With 104 water pump products from ARP, Frostbite, Mr. Gasket, Weiand, and Holley, our range covers both mechanical belt-driven pumps for traditional V8 applications and electric water pumps that provide performance advantages in certain build scenarios.
High-Flow Mechanical Water Pumps
High-flow mechanical water pumps for SBC and BBC applications increase coolant flow rate beyond the factory specification, providing improved cooling capacity for modified engines producing more heat than the original equipment was designed to manage. Improved impeller designs, closer housing tolerances, and in some cases reverse-rotation options for certain pulley configurations make high-flow units a meaningful upgrade on any engine operating at elevated power levels or in high ambient temperature environments.
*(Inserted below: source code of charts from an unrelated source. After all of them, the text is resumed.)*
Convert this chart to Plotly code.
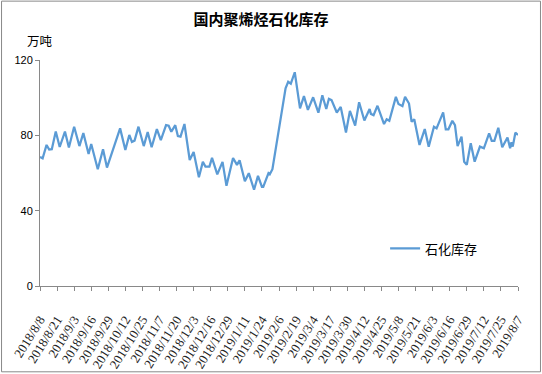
import plotly.graph_objects as go

dates = [
    "2018-08-08", "2018-08-10", "2018-08-13", "2018-08-15", "2018-08-17", "2018-08-20",
    "2018-08-23", "2018-08-27", "2018-08-30", "2018-09-03", "2018-09-07", "2018-09-10",
    "2018-09-14", "2018-09-16", "2018-09-21", "2018-09-25", "2018-09-28", "2018-10-08",
    "2018-10-12", "2018-10-15", "2018-10-17", "2018-10-19", "2018-10-22", "2018-10-26",
    "2018-10-29", "2018-11-01", "2018-11-05", "2018-11-08", "2018-11-12", "2018-11-14",
    "2018-11-16", "2018-11-19", "2018-11-21", "2018-11-23", "2018-11-26", "2018-11-30",
    "2018-12-03", "2018-12-07", "2018-12-10", "2018-12-12", "2018-12-15", "2018-12-17",
    "2018-12-21", "2018-12-25", "2018-12-28", "2019-01-02", "2019-01-05", "2019-01-07",
    "2019-01-11", "2019-01-14", "2019-01-18", "2019-01-21", "2019-01-24", "2019-01-25",
    "2019-01-29", "2019-01-30", "2019-02-01", "2019-02-11", "2019-02-13", "2019-02-15",
    "2019-02-18", "2019-02-22", "2019-02-25", "2019-02-28", "2019-03-04", "2019-03-08",
    "2019-03-11", "2019-03-14", "2019-03-16", "2019-03-18", "2019-03-22", "2019-03-25",
    "2019-03-29", "2019-04-01", "2019-04-05", "2019-04-08", "2019-04-12", "2019-04-16",
    "2019-04-17", "2019-04-19", "2019-04-22", "2019-04-27", "2019-04-29", "2019-05-01",
    "2019-05-06", "2019-05-08", "2019-05-11", "2019-05-13", "2019-05-16", "2019-05-18",
    "2019-05-20", "2019-05-24", "2019-05-28", "2019-05-31", "2019-06-04", "2019-06-06",
    "2019-06-11", "2019-06-13", "2019-06-15", "2019-06-18", "2019-06-20", "2019-06-22",
    "2019-06-25", "2019-06-27", "2019-06-29", "2019-07-02", "2019-07-05", "2019-07-09",
    "2019-07-12", "2019-07-16", "2019-07-18", "2019-07-20", "2019-07-23", "2019-07-26",
    "2019-07-30", "2019-08-01", "2019-08-02", "2019-08-03", "2019-08-05", "2019-08-07",
]

inventory = [
    68.5, 67.8, 74.9, 72.5, 72.6, 82.0,
    73.8, 82.0, 73.5, 84.6, 74.3, 81.2,
    70.1, 75.4, 62.0, 72.6, 62.9, 83.7,
    72.2, 80.2, 76.5, 77.2, 84.6, 74.3,
    81.7, 73.7, 83.3, 77.5, 85.4, 85.1,
    81.9, 85.4, 79.6, 79.3, 86.0, 66.9,
    71.2, 57.7, 65.9, 63.4, 63.4, 68.0,
    59.3, 65.9, 53.2, 68.0, 64.3, 66.8,
    55.6, 59.9, 51.1, 58.5, 52.6, 52.6,
    59.9, 59.3, 62.0, 105.0, 108.4, 107.4,
    113.5, 94.3, 100.8, 93.5, 100.2, 92.0,
    101.3, 94.0, 99.4, 98.7, 92.1, 95.1,
    81.5, 93.0, 85.2, 97.6, 87.9, 94.0,
    91.4, 90.7, 95.7, 86.0, 88.5, 87.7,
    100.4, 96.6, 95.5, 100.4, 96.9, 87.2,
    88.5, 74.9, 83.3, 74.0, 84.6, 83.7,
    92.2, 83.2, 83.2, 87.7, 85.4, 74.3,
    79.3, 66.0, 64.3, 75.8, 66.0, 74.0,
    73.1, 81.1, 77.1, 77.1, 84.0, 73.7,
    78.9, 73.1, 76.3, 74.0, 81.4, 80.2,
]

series_name = "石化库存"
chart_title = "国内聚烯烃石化库存"
unit_label = "万吨"
y_ticks = [0, 40, 80, 120]
x_start = "2018-08-08"
x_end = "2019-08-07"
tick_step_days = 13

axis_color = "#898989"

fig = go.Figure()
fig.add_trace(go.Scatter(
    x=dates, y=inventory, mode="lines", name=series_name,
    line=dict(color="#5B9BD5", width=2.25),
))

fig.update_layout(
    width=542, height=374,
    margin=dict(l=39.5, r=24, t=60, b=87.5, autoexpand=False),
    paper_bgcolor="white", plot_bgcolor="white",
    title=dict(
        text="<b>" + chart_title + "</b>",
        x=261 / 542, xref="container", xanchor="center",
        y=1 - 20 / 374, yref="container", yanchor="middle",
        font=dict(family="Noto Sans CJK SC", size=15, color="black"),
    ),
    showlegend=True,
    legend=dict(
        x=0.722, y=0.166, xanchor="left", yanchor="middle",
        bgcolor="rgba(0,0,0,0)",
        font=dict(family="Noto Sans CJK SC", size=13, color="black"),
    ),
    xaxis=dict(
        type="date", automargin=False,
        range=[x_start, x_end],
        tick0=x_start, dtick=tick_step_days * 86400000,
        tickformat="%Y/%-m/%-d",
        tickangle=-58,
        ticklabelstandoff=16,
        showline=True, linecolor=axis_color, linewidth=1,
        ticks="outside", ticklen=4, tickcolor=axis_color,
        showgrid=False, zeroline=False,
        tickfont=dict(family="Liberation Serif", size=13, color="#222"),
    ),
    yaxis=dict(
        automargin=False,
        range=[0, 120], tickvals=y_ticks,
        showline=True, linecolor=axis_color, linewidth=1,
        ticks="outside", ticklen=4, tickcolor=axis_color,
        showgrid=False, zeroline=False,
        tickfont=dict(family="Liberation Sans", size=11, color="black"),
    ),
    annotations=[dict(
        text=unit_label, xref="paper", yref="paper",
        x=0, y=(286.5 - 40) / 226.5, xanchor="center", yanchor="middle",
        showarrow=False,
        font=dict(family="Noto Sans CJK SC", size=12.5, color="black"),
    )],
    shapes=[dict(
        type="rect", xref="paper", yref="paper",
        x0=(1 - 39.5) / 478.5, x1=(540.5 - 39.5) / 478.5,
        y0=(286.5 - 372.5) / 226.5, y1=(286.5 - 1) / 226.5,
        line=dict(color=axis_color, width=1), fillcolor="rgba(0,0,0,0)",
        layer="below",
    )],
)

fig.write_html(
    "out.html",
    config={"displayModeBar": False},
    post_script="document.body.style.margin='0';document.body.style.overflow='hidden';",
)
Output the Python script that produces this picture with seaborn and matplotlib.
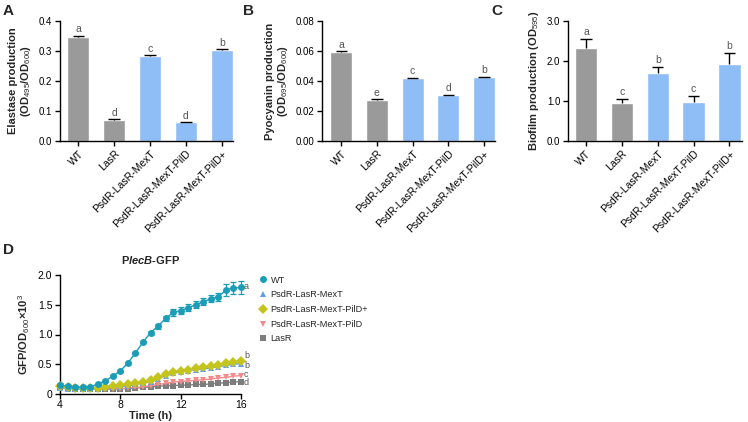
import numpy as np
import pandas as pd
import matplotlib
matplotlib.use("Agg")
import matplotlib.pyplot as plt
import seaborn as sns
from matplotlib.lines import Line2D

# ---------------- data ----------------
strains = ["WT", "LasR", "PsdR-LasR-MexT", "PsdR-LasR-MexT-PilD", "PsdR-LasR-MexT-PilD+"]
elastase = [0.345, 0.070, 0.282, 0.062, 0.304]
elastase_err = [0.006, 0.002, 0.003, 0.002, 0.003]
elastase_sig = ["a", "d", "c", "d", "b"]
pyocyanin = [0.0591, 0.0271, 0.0417, 0.0308, 0.0428]
pyocyanin_err = [0.0006, 0.0006, 0.0005, 0.0, 0.0]
pyocyanin_sig = ["a", "e", "c", "d", "b"]
biofilm = [2.33, 0.96, 1.69, 0.97, 1.92]
biofilm_err = [0.22, 0.09, 0.16, 0.15, 0.28]
biofilm_sig = ["a", "c", "b", "c", "b"]

time_h = [4, 4.5, 5, 5.5, 6, 6.5, 7, 7.5, 8, 8.5, 9, 9.5, 10, 10.5, 11, 11.5,
          12, 12.5, 13, 13.5, 14, 14.5, 15, 15.5, 16]
gfp_wt = [0.15, 0.13, 0.12, 0.11, 0.12, 0.17, 0.22, 0.30, 0.39, 0.52, 0.69, 0.87, 1.03,
          1.14, 1.27, 1.37, 1.40, 1.45, 1.50, 1.55, 1.60, 1.63, 1.75, 1.78, 1.79]
gfp_wt_err = [0.03, 0.02, 0.02, 0.02, 0.02, 0.02, 0.02, 0.02, 0.02, 0.02, 0.02, 0.02, 0.03,
              0.04, 0.04, 0.06, 0.06, 0.06, 0.06, 0.06, 0.06, 0.06, 0.10, 0.10, 0.11]
gfp_mext = [0.10, 0.09, 0.09, 0.08, 0.08, 0.09, 0.10, 0.11, 0.12, 0.14, 0.16, 0.18, 0.21,
            0.26, 0.31, 0.35, 0.37, 0.39, 0.41, 0.42, 0.44, 0.46, 0.48, 0.50, 0.51]
gfp_pild_plus = [0.13, 0.11, 0.10, 0.10, 0.10, 0.10, 0.11, 0.13, 0.15, 0.16, 0.18, 0.20, 0.23,
                 0.28, 0.33, 0.37, 0.39, 0.41, 0.43, 0.45, 0.47, 0.49, 0.52, 0.54, 0.55]
gfp_pild = [0.10, 0.09, 0.08, 0.08, 0.08, 0.08, 0.08, 0.09, 0.09, 0.10, 0.11, 0.12, 0.14,
            0.16, 0.18, 0.20, 0.21, 0.22, 0.23, 0.24, 0.25, 0.27, 0.28, 0.30, 0.31]
gfp_lasr = [0.11, 0.10, 0.09, 0.08, 0.08, 0.08, 0.08, 0.08, 0.09, 0.09, 0.10, 0.11, 0.12,
            0.13, 0.14, 0.14, 0.15, 0.15, 0.16, 0.16, 0.17, 0.18, 0.19, 0.20, 0.21]
line_series = ["WT", "PsdR-LasR-MexT", "PsdR-LasR-MexT-PilD+", "PsdR-LasR-MexT-PilD", "LasR"]
line_sig = ["a", "b", "b", "c", "d"]
line_sig_pos = [1.80, 0.48, 0.65, 0.33, 0.19]

# ---------------- style ----------------
sns.set_style("ticks")
plt.rcParams["font.family"] = ["Liberation Sans", "DejaVu Sans"]
plt.rcParams["mathtext.fontset"] = "custom"
plt.rcParams["mathtext.rm"] = "Liberation Sans"
plt.rcParams["mathtext.it"] = "Liberation Sans:italic"
plt.rcParams["mathtext.bf"] = "Liberation Sans:bold"
plt.rcParams["mathtext.bfit"] = "Liberation Sans:bold:italic"

GRAY = "#9a9a9a"
BLUE = "#8fbdf6"
bar_colors = [GRAY, GRAY, BLUE, BLUE, BLUE]
line_colors = {"WT": "#1b9db8", "PsdR-LasR-MexT": "#5e9cf2",
               "PsdR-LasR-MexT-PilD+": "#c4c41c", "PsdR-LasR-MexT-PilD": "#f58a8c",
               "LasR": "#7d7d7d"}
line_markers = {"WT": "o", "PsdR-LasR-MexT": "^", "PsdR-LasR-MexT-PilD+": "D",
                "PsdR-LasR-MexT-PilD": "v", "LasR": "s"}
marker_sizes = {"WT": 5, "PsdR-LasR-MexT": 5, "PsdR-LasR-MexT-PilD+": 5,
                "PsdR-LasR-MexT-PilD": 5, "LasR": 4.5}

YTICK_FS = 7
XTICK_FS = 7.5
LAB_FS = 8
SIG_COLOR = "#555555"

fig = plt.figure(figsize=(7.48, 4.22), dpi=100)
W, H = 748, 422


def add_axes_px(x0, x1, ytop, ybot):
    return fig.add_axes([x0 / W, 1 - ybot / H, (x1 - x0) / W, (ybot - ytop) / H])


def style_axes(ax):
    sns.despine(ax=ax)
    for s in ["left", "bottom"]:
        ax.spines[s].set_linewidth(1.0)
        ax.spines[s].set_color("black")
    ax.tick_params(axis="both", direction="out", length=3.5, width=1.0,
                   colors="black", pad=2)
    ax.tick_params(axis="y", labelsize=YTICK_FS)
    ax.tick_params(axis="x", labelsize=XTICK_FS)


def bar_panel(ax, values, errs, sig, ylim, yticks, yfmt, ylabel, xlim, sig_off):
    df = pd.DataFrame({"strain": strains, "value": values})
    sns.barplot(data=df, x="strain", y="value", hue="strain", palette=bar_colors,
                order=strains, hue_order=strains, width=0.62, legend=False,
                errorbar=None, saturation=1, ax=ax)
    x = np.arange(len(strains))
    v = np.array(values)
    e = np.array(errs)
    ax.vlines(x, v, v + e, color="black", lw=1.0, zorder=3)
    ax.hlines(v + e, x - 0.16, x + 0.16, color="black", lw=1.0, zorder=3)
    for xi, vi, ei, s in zip(x, v, e, sig):
        ax.text(xi, vi + ei + sig_off, s, ha="center", va="bottom",
                fontsize=7.5, color=SIG_COLOR)
    ax.set_ylim(*ylim)
    ax.set_xlim(*xlim)
    ax.set_yticks(yticks)
    ax.set_yticklabels([yfmt.format(t) for t in yticks])
    ax.set_xlabel("")
    ax.set_ylabel(ylabel, fontsize=LAB_FS, fontweight="bold", labelpad=4,
                  linespacing=1.1)
    style_axes(ax)
    ax.set_xticks(x)
    ax.set_xticklabels(strains, rotation=45, ha="right", rotation_mode="anchor")


axA = add_axes_px(60, 233, 21, 141)
bar_panel(axA, elastase, elastase_err, elastase_sig, (0, 0.4),
          [0, 0.1, 0.2, 0.3, 0.4], "{:.1f}",
          "Elastase production\n(OD$_{495}$/OD$_{600}$)", (-0.51, 4.31), 0.004)

axB = add_axes_px(322, 495, 21, 141)
bar_panel(axB, pyocyanin, pyocyanin_err, pyocyanin_sig, (0, 0.08),
          [0, 0.02, 0.04, 0.06, 0.08], "{:.2f}",
          "Pyocyanin production\n(OD$_{695}$/OD$_{600}$)", (-0.54, 4.31), 0.0009)

axC = add_axes_px(568, 742, 21, 141)
bar_panel(axC, biofilm, biofilm_err, biofilm_sig, (0, 3.0),
          [0, 1.0, 2.0, 3.0], "{:.1f}",
          "Biofilm production (OD$_{595}$)", (-0.5, 4.35), 0.05)

# ---------------- panel D ----------------
axD = add_axes_px(60, 241, 275, 394)
series_vals = {"WT": gfp_wt, "PsdR-LasR-MexT": gfp_mext,
               "PsdR-LasR-MexT-PilD+": gfp_pild_plus,
               "PsdR-LasR-MexT-PilD": gfp_pild, "LasR": gfp_lasr}
rows = []
for name in line_series:
    for t, val in zip(time_h, series_vals[name]):
        rows.append({"time": t, "value": val, "strain": name})
dfl = pd.DataFrame(rows)

plot_order = ["LasR", "PsdR-LasR-MexT-PilD", "PsdR-LasR-MexT", "PsdR-LasR-MexT-PilD+", "WT"]
for name in plot_order:
    sub = dfl[dfl["strain"] == name]
    sns.lineplot(data=sub, x="time", y="value", color=line_colors[name],
                 marker=line_markers[name], markersize=marker_sizes[name],
                 markeredgewidth=0, linewidth=1.0, legend=False, ax=axD,
                 clip_on=False, zorder=3)
axD.errorbar(time_h, gfp_wt, yerr=gfp_wt_err, fmt="none", ecolor=line_colors["WT"],
             elinewidth=0.9, capsize=2.5, capthick=0.9, zorder=2, clip_on=False)

axD.set_xlim(4, 16)
axD.set_ylim(0, 2.0)
axD.set_xticks([4, 8, 12, 16])
axD.set_yticks([0, 0.5, 1.0, 1.5, 2.0])
axD.set_yticklabels(["0", "0.5", "1.0", "1.5", "2.0"])
style_axes(axD)
axD.tick_params(axis="x", labelsize=YTICK_FS + 0.5, pad=1)
axD.tick_params(axis="y", labelsize=YTICK_FS + 0.5)
axD.set_xlabel("Time (h)", fontsize=LAB_FS, fontweight="bold", labelpad=0.5)
axD.set_ylabel("GFP/OD$_{600}$×10$^{3}$", fontsize=LAB_FS, fontweight="bold", labelpad=4)
axD.set_title(r"P$\mathbfit{lecB}$-GFP", fontsize=LAB_FS, fontweight="bold", pad=8)

for name, s, ypos in zip(line_series, line_sig, line_sig_pos):
    axD.text(16.2, ypos, s, ha="left", va="center",
             fontsize=6.5, color=SIG_COLOR, clip_on=False)

handles = [Line2D([], [], linestyle="none", marker=line_markers[n], color=line_colors[n],
                  markersize=marker_sizes[n], markeredgewidth=0) for n in line_series]
fig.legend(handles, line_series, loc="upper left", bbox_to_anchor=(254 / W, 1 - 272 / H),
           frameon=False, fontsize=6.6, handletextpad=0.2, labelspacing=0.62,
           handlelength=1.2, borderaxespad=0)

# panel letters
for lab, x, y in [("A", 3, 11), ("B", 243, 11), ("C", 491, 11), ("D", 3, 250)]:
    fig.text(x / W, 1 - y / H, lab, fontsize=11, fontweight="bold", va="center", ha="left")

fig.savefig("out.png", dpi=100)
Electric Water Pumps — Advantages and Applications
Electric water pump systems replace the mechanical pump with an electrically driven unit that can be controlled independently of engine RPM. The primary advantage is elimination of the parasitic power loss associated with mechanically driving a pump — a high-flow mechanical water pump consumes meaningful power at high RPM that an electric pump can redirect to the wheels. Secondary advantages include continued coolant circulation after engine shutdown — beneficial for turbocharged applications where heat soak after a hard run can cause localised coolant boiling — and the elimination of a failure mode associated with mechanical pump bearing and seal failure.